Materials provided »
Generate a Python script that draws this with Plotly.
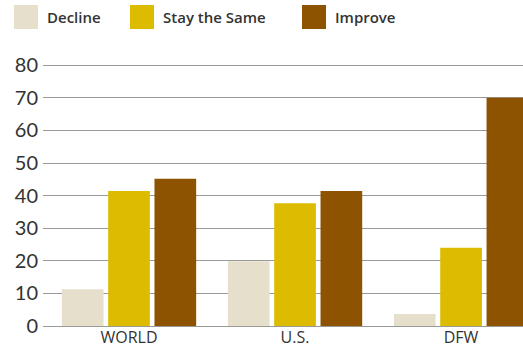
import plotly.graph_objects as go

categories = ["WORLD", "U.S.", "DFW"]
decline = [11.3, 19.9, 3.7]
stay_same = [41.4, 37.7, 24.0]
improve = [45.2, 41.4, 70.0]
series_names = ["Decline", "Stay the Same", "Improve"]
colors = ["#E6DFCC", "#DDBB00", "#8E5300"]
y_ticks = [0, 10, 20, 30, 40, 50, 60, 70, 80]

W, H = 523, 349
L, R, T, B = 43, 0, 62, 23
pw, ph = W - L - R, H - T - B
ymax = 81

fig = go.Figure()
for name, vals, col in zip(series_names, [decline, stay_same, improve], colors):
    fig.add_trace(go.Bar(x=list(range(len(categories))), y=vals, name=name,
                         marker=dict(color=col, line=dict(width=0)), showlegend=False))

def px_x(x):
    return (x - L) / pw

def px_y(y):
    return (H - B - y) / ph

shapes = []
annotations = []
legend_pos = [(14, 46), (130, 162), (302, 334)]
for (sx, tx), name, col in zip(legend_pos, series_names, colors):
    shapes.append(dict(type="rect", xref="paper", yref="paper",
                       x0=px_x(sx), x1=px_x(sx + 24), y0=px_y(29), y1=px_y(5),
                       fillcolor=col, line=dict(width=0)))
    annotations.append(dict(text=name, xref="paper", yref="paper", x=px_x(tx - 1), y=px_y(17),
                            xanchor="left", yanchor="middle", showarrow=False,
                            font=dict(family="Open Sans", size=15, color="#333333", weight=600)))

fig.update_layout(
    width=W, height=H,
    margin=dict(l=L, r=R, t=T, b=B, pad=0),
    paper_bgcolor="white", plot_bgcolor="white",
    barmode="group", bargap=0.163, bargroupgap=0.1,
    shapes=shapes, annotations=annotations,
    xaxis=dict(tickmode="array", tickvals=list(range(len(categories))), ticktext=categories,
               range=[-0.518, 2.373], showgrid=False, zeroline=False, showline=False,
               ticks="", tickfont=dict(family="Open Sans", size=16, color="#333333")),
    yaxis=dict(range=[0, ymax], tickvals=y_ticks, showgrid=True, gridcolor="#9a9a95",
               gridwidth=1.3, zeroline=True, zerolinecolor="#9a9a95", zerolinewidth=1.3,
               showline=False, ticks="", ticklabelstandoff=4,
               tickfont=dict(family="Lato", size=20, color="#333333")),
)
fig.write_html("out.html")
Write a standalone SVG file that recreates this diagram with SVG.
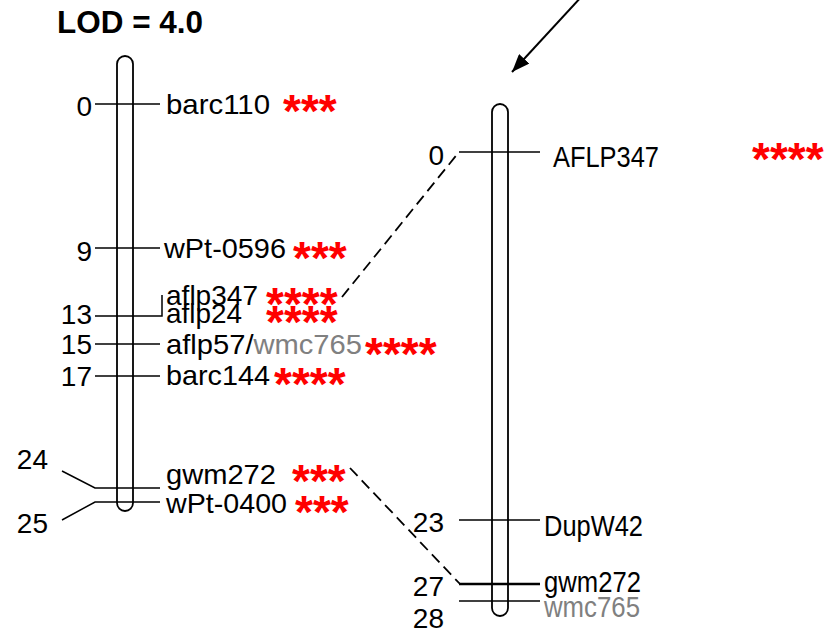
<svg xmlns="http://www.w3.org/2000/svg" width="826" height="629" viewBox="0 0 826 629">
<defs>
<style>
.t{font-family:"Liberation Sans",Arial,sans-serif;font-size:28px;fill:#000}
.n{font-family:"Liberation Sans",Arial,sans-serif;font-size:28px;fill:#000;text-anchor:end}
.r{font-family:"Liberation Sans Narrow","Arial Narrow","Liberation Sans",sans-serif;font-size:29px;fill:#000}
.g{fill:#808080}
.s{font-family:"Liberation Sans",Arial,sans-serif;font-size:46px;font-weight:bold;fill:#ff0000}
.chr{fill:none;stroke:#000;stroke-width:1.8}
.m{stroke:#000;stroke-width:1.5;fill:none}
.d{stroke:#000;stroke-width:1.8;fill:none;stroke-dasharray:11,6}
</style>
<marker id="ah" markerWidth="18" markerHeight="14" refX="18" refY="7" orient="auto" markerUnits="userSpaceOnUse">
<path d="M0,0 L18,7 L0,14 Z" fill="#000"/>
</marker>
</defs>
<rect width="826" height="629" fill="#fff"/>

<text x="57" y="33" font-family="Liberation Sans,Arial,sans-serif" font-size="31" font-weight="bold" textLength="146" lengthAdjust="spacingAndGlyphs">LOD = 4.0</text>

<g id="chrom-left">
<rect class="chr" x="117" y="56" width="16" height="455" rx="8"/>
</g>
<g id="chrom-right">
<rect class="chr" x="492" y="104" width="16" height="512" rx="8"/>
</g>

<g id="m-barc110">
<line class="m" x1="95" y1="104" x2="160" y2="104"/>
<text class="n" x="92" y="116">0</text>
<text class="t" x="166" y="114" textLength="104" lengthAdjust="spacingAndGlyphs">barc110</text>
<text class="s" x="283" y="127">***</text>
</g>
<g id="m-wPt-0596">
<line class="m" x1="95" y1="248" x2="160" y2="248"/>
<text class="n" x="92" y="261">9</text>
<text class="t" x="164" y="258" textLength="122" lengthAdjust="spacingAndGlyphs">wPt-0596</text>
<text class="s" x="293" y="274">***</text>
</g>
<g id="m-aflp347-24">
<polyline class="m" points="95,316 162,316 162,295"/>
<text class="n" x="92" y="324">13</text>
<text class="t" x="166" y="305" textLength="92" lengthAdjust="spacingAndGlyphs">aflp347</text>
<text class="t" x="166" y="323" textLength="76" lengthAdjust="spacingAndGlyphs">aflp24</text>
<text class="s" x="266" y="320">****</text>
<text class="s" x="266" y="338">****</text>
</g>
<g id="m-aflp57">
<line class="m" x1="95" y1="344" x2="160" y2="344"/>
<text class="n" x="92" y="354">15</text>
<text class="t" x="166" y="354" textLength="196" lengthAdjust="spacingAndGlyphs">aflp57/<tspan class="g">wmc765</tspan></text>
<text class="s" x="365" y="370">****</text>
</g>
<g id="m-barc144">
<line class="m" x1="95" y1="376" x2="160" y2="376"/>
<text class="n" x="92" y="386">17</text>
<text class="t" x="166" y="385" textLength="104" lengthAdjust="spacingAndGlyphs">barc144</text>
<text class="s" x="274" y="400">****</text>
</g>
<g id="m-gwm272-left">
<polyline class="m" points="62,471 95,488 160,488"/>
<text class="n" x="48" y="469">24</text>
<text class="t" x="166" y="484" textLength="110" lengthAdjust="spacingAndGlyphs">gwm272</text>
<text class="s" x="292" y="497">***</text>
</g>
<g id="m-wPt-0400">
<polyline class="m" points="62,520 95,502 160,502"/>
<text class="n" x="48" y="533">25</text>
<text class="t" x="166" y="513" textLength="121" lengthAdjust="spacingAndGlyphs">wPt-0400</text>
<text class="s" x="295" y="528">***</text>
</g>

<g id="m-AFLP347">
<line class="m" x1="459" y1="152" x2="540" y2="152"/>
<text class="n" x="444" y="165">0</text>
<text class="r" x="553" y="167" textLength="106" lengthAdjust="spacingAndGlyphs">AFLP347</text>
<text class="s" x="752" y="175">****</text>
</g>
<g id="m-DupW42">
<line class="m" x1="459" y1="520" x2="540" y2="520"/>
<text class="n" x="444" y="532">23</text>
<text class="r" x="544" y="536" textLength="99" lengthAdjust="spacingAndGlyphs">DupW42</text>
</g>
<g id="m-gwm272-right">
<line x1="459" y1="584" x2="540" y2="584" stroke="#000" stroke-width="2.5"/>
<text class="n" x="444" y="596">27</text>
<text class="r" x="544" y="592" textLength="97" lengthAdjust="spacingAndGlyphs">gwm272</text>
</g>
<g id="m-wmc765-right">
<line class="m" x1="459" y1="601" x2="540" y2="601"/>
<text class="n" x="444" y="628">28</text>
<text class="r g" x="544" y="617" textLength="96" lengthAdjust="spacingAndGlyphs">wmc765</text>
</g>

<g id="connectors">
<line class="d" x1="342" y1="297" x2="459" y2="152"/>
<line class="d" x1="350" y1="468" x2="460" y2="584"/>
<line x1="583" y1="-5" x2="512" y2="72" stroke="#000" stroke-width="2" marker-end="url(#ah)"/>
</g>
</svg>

Goal » Copy nothing past the line containing "import plotly.graph_objects as go": reproduce every line from the start of the records up to it, skipping pictures.

Exercise solution »
Generate a Python script that draws this with Plotly.
import plotly.graph_objects as go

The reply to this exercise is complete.